-- Aim of the exercise --
Write out the material exactly, without any of its pictures.

-- Dataset excerpt --
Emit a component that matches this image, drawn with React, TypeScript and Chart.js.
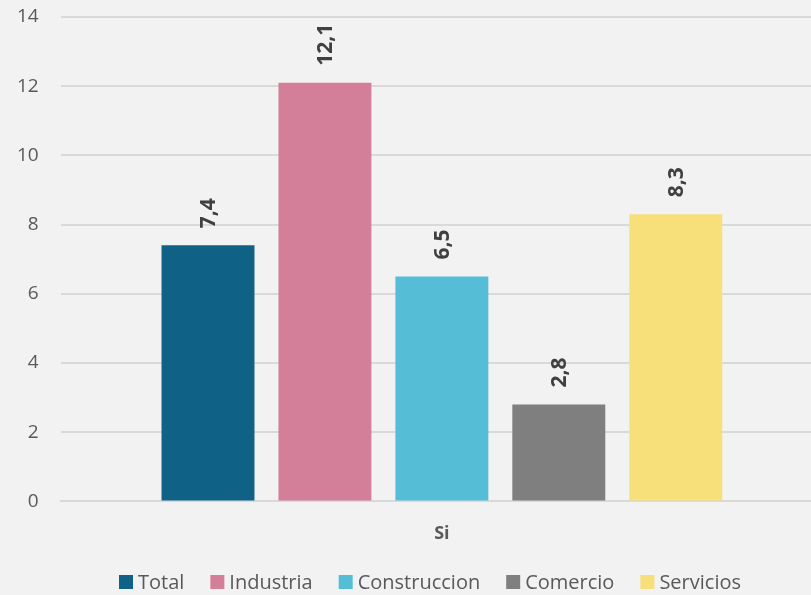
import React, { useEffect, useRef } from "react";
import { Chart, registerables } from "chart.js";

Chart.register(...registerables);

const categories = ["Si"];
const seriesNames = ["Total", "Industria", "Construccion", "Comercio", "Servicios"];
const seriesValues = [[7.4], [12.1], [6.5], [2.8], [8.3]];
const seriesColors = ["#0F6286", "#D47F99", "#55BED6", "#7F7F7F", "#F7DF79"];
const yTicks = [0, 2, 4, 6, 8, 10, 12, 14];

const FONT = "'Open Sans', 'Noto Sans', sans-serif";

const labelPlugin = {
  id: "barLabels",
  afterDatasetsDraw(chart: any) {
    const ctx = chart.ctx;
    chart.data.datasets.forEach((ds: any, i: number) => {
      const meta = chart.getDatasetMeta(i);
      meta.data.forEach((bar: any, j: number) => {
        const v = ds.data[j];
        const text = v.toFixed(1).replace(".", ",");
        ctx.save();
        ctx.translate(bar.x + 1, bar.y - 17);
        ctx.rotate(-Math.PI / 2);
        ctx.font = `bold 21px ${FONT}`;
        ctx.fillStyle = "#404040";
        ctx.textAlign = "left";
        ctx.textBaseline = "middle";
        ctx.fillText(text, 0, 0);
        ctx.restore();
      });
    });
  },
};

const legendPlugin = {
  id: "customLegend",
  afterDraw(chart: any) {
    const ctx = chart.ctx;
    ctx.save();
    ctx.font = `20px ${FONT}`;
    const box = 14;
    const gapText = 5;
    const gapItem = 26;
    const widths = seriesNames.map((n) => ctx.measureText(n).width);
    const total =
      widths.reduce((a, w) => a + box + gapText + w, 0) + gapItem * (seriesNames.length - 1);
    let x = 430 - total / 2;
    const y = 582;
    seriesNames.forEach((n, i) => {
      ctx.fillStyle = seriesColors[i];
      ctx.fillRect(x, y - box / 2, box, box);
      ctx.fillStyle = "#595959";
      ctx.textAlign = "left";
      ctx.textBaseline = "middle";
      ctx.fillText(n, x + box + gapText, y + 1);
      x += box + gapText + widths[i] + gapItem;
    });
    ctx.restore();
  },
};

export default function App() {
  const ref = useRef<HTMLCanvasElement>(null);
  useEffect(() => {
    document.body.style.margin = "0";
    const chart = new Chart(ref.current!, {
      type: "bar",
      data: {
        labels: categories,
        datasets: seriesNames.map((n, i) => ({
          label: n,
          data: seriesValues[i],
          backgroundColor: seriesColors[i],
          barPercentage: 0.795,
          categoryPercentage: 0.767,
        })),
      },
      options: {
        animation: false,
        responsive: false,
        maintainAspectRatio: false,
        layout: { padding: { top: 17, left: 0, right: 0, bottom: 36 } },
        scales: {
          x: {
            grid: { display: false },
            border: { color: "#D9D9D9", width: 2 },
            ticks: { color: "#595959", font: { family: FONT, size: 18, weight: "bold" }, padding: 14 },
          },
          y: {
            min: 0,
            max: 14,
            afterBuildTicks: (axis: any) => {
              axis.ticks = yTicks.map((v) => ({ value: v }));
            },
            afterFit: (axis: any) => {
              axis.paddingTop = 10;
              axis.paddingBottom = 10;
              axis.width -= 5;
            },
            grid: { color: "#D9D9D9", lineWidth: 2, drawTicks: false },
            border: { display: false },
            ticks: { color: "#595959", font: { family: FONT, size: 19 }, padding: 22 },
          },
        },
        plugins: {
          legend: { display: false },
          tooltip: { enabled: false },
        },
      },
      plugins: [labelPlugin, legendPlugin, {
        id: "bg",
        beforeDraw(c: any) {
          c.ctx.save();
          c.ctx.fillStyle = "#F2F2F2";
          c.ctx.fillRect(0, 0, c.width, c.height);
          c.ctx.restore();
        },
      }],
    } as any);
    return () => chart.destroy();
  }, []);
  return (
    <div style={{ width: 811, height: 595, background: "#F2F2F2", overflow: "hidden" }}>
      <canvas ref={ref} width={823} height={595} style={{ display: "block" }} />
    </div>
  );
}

-- Worked answer --
Emit a component that matches this image, drawn with React, TypeScript and Chart.js.
import React, { useEffect, useRef } from "react";
import { Chart, registerables } from "chart.js";

Chart.register(...registerables);

const categories = ["Si"];
const seriesNames = ["Total", "Industria", "Construccion", "Comercio", "Servicios"];
const seriesValues = [[7.4], [12.1], [6.5], [2.8], [8.3]];
const seriesColors = ["#0F6286", "#D47F99", "#55BED6", "#7F7F7F", "#F7DF79"];
const yTicks = [0, 2, 4, 6, 8, 10, 12, 14];

const FONT = "'Open Sans', 'Noto Sans', sans-serif";

const labelPlugin = {
  id: "barLabels",
  afterDatasetsDraw(chart: any) {
    const ctx = chart.ctx;
    chart.data.datasets.forEach((ds: any, i: number) => {
      const meta = chart.getDatasetMeta(i);
      meta.data.forEach((bar: any, j: number) => {
        const v = ds.data[j];
        const text = v.toFixed(1).replace(".", ",");
        ctx.save();
        ctx.translate(bar.x + 1, bar.y - 17);
        ctx.rotate(-Math.PI / 2);
        ctx.font = `bold 21px ${FONT}`;
        ctx.fillStyle = "#404040";
        ctx.textAlign = "left";
        ctx.textBaseline = "middle";
        ctx.fillText(text, 0, 0);
        ctx.restore();
      });
    });
  },
};

const legendPlugin = {
  id: "customLegend",
  afterDraw(chart: any) {
    const ctx = chart.ctx;
    ctx.save();
    ctx.font = `20px ${FONT}`;
    const box = 14;
    const gapText = 5;
    const gapItem = 26;
    const widths = seriesNames.map((n) => ctx.measureText(n).width);
    const total =
      widths.reduce((a, w) => a + box + gapText + w, 0) + gapItem * (seriesNames.length - 1);
    let x = 430 - total / 2;
    const y = 582;
    seriesNames.forEach((n, i) => {
      ctx.fillStyle = seriesColors[i];
      ctx.fillRect(x, y - box / 2, box, box);
      ctx.fillStyle = "#595959";
      ctx.textAlign = "left";
      ctx.textBaseline = "middle";
      ctx.fillText(n, x + box + gapText, y + 1);
      x += box + gapText + widths[i] + gapItem;
    });
    ctx.restore();
  },
};

export default function App() {
  const ref = useRef<HTMLCanvasElement>(null);
  useEffect(() => {
    document.body.style.margin = "0";
    const chart = new Chart(ref.current!, {
      type: "bar",
      data: {
        labels: categories,
        datasets: seriesNames.map((n, i) => ({
          label: n,
          data: seriesValues[i],
          backgroundColor: seriesColors[i],
          barPercentage: 0.795,
          categoryPercentage: 0.767,
        })),
      },
      options: {
        animation: false,
        responsive: false,
        maintainAspectRatio: false,
        layout: { padding: { top: 17, left: 0, right: 0, bottom: 36 } },
        scales: {
          x: {
            grid: { display: false },
            border: { color: "#D9D9D9", width: 2 },
            ticks: { color: "#595959", font: { family: FONT, size: 18, weight: "bold" }, padding: 14 },
          },
          y: {
            min: 0,
            max: 14,
            afterBuildTicks: (axis: any) => {
              axis.ticks = yTicks.map((v) => ({ value: v }));
            },
            afterFit: (axis: any) => {
              axis.paddingTop = 10;
              axis.paddingBottom = 10;
              axis.width -= 5;
            },
            grid: { color: "#D9D9D9", lineWidth: 2, drawTicks: false },
            border: { display: false },
            ticks: { color: "#595959", font: { family: FONT, size: 19 }, padding: 22 },
          },
        },
        plugins: {
          legend: { display: false },
          tooltip: { enabled: false },
        },
      },
      plugins: [labelPlugin, legendPlugin, {
        id: "bg",
        beforeDraw(c: any) {
          c.ctx.save();
          c.ctx.fillStyle = "#F2F2F2";
          c.ctx.fillRect(0, 0, c.width, c.height);
          c.ctx.restore();
        },
      }],
    } as any);
    return () => chart.destroy();
  }, []);
  return (
    <div style={{ width: 811, height: 595, background: "#F2F2F2", overflow: "hidden" }}>
      <canvas ref={ref} width={823} height={595} style={{ display: "block" }} />
    </div>
  );
}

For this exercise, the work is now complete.